## WHAT THE TASK ASKS
Without the pictures, write out all the lines below exactly as they appear.

## LISTING
══════════════════════════════
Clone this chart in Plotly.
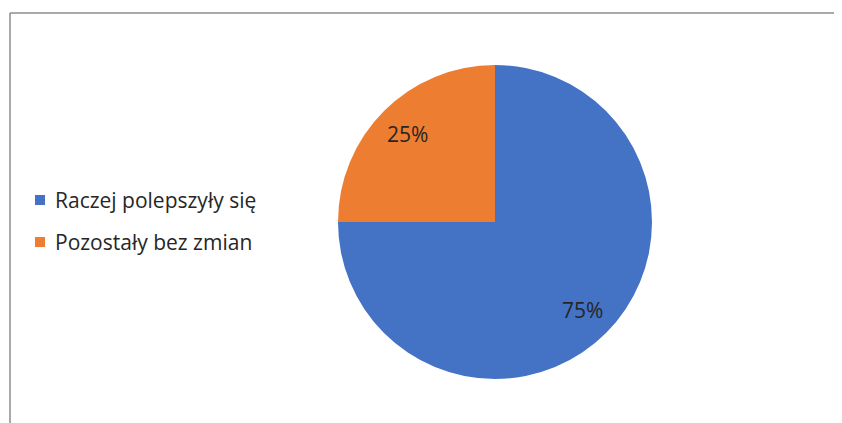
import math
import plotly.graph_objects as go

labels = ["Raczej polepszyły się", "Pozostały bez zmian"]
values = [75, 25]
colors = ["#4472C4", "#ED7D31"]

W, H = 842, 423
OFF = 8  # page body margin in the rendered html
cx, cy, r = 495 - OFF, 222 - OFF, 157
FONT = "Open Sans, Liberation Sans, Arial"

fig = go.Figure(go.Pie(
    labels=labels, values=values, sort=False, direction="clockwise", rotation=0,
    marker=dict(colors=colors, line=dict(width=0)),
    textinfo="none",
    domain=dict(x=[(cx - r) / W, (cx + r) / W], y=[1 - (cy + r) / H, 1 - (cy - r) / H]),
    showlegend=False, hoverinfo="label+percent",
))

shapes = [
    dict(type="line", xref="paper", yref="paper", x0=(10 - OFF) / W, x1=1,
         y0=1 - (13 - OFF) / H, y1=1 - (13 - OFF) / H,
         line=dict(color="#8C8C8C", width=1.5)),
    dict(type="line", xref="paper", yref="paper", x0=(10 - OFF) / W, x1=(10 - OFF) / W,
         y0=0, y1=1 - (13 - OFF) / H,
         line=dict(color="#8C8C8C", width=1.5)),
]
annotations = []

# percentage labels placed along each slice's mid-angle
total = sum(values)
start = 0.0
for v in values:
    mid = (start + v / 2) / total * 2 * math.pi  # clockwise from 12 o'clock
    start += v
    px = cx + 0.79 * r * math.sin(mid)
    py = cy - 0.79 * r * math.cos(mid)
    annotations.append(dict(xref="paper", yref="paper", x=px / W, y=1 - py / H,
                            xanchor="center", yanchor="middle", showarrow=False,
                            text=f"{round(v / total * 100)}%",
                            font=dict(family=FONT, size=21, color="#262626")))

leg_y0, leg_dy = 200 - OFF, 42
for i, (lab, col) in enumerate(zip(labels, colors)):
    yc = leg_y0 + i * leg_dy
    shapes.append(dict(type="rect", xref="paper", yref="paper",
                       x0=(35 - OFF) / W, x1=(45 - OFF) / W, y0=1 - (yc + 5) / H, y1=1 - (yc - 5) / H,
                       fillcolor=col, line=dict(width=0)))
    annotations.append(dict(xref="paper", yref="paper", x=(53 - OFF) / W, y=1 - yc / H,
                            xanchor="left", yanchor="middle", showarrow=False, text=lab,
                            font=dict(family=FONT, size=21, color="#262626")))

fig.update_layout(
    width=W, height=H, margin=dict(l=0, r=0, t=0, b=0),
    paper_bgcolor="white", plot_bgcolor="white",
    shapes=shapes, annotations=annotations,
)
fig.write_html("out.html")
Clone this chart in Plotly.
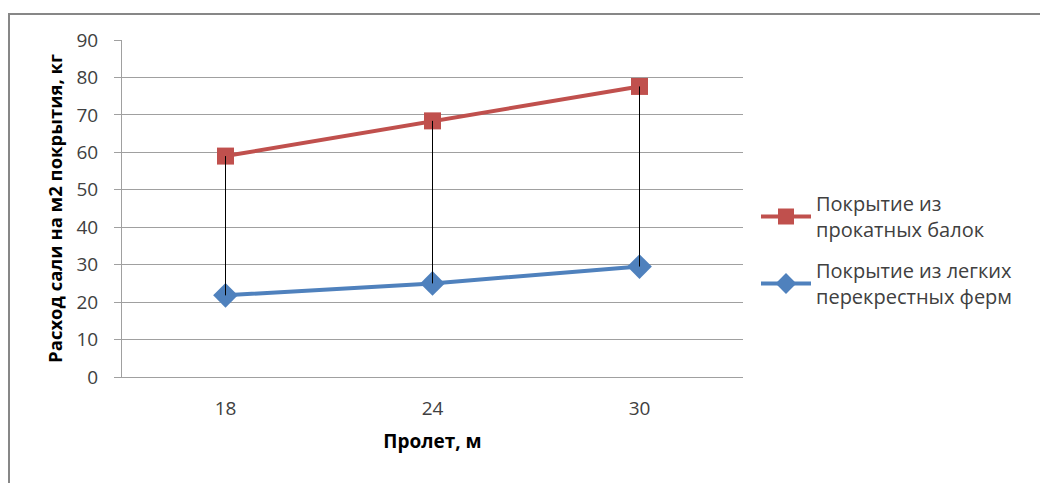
══════════════════════════════
## OUTPUT FOR THIS EXERCISE
Clone this chart in Plotly.
import math
import plotly.graph_objects as go

labels = ["Raczej polepszyły się", "Pozostały bez zmian"]
values = [75, 25]
colors = ["#4472C4", "#ED7D31"]

W, H = 842, 423
OFF = 8  # page body margin in the rendered html
cx, cy, r = 495 - OFF, 222 - OFF, 157
FONT = "Open Sans, Liberation Sans, Arial"

fig = go.Figure(go.Pie(
    labels=labels, values=values, sort=False, direction="clockwise", rotation=0,
    marker=dict(colors=colors, line=dict(width=0)),
    textinfo="none",
    domain=dict(x=[(cx - r) / W, (cx + r) / W], y=[1 - (cy + r) / H, 1 - (cy - r) / H]),
    showlegend=False, hoverinfo="label+percent",
))

shapes = [
    dict(type="line", xref="paper", yref="paper", x0=(10 - OFF) / W, x1=1,
         y0=1 - (13 - OFF) / H, y1=1 - (13 - OFF) / H,
         line=dict(color="#8C8C8C", width=1.5)),
    dict(type="line", xref="paper", yref="paper", x0=(10 - OFF) / W, x1=(10 - OFF) / W,
         y0=0, y1=1 - (13 - OFF) / H,
         line=dict(color="#8C8C8C", width=1.5)),
]
annotations = []

# percentage labels placed along each slice's mid-angle
total = sum(values)
start = 0.0
for v in values:
    mid = (start + v / 2) / total * 2 * math.pi  # clockwise from 12 o'clock
    start += v
    px = cx + 0.79 * r * math.sin(mid)
    py = cy - 0.79 * r * math.cos(mid)
    annotations.append(dict(xref="paper", yref="paper", x=px / W, y=1 - py / H,
                            xanchor="center", yanchor="middle", showarrow=False,
                            text=f"{round(v / total * 100)}%",
                            font=dict(family=FONT, size=21, color="#262626")))

leg_y0, leg_dy = 200 - OFF, 42
for i, (lab, col) in enumerate(zip(labels, colors)):
    yc = leg_y0 + i * leg_dy
    shapes.append(dict(type="rect", xref="paper", yref="paper",
                       x0=(35 - OFF) / W, x1=(45 - OFF) / W, y0=1 - (yc + 5) / H, y1=1 - (yc - 5) / H,
                       fillcolor=col, line=dict(width=0)))
    annotations.append(dict(xref="paper", yref="paper", x=(53 - OFF) / W, y=1 - yc / H,
                            xanchor="left", yanchor="middle", showarrow=False, text=lab,
                            font=dict(family=FONT, size=21, color="#262626")))

fig.update_layout(
    width=W, height=H, margin=dict(l=0, r=0, t=0, b=0),
    paper_bgcolor="white", plot_bgcolor="white",
    shapes=shapes, annotations=annotations,
)
fig.write_html("out.html")
Clone this chart in Plotly.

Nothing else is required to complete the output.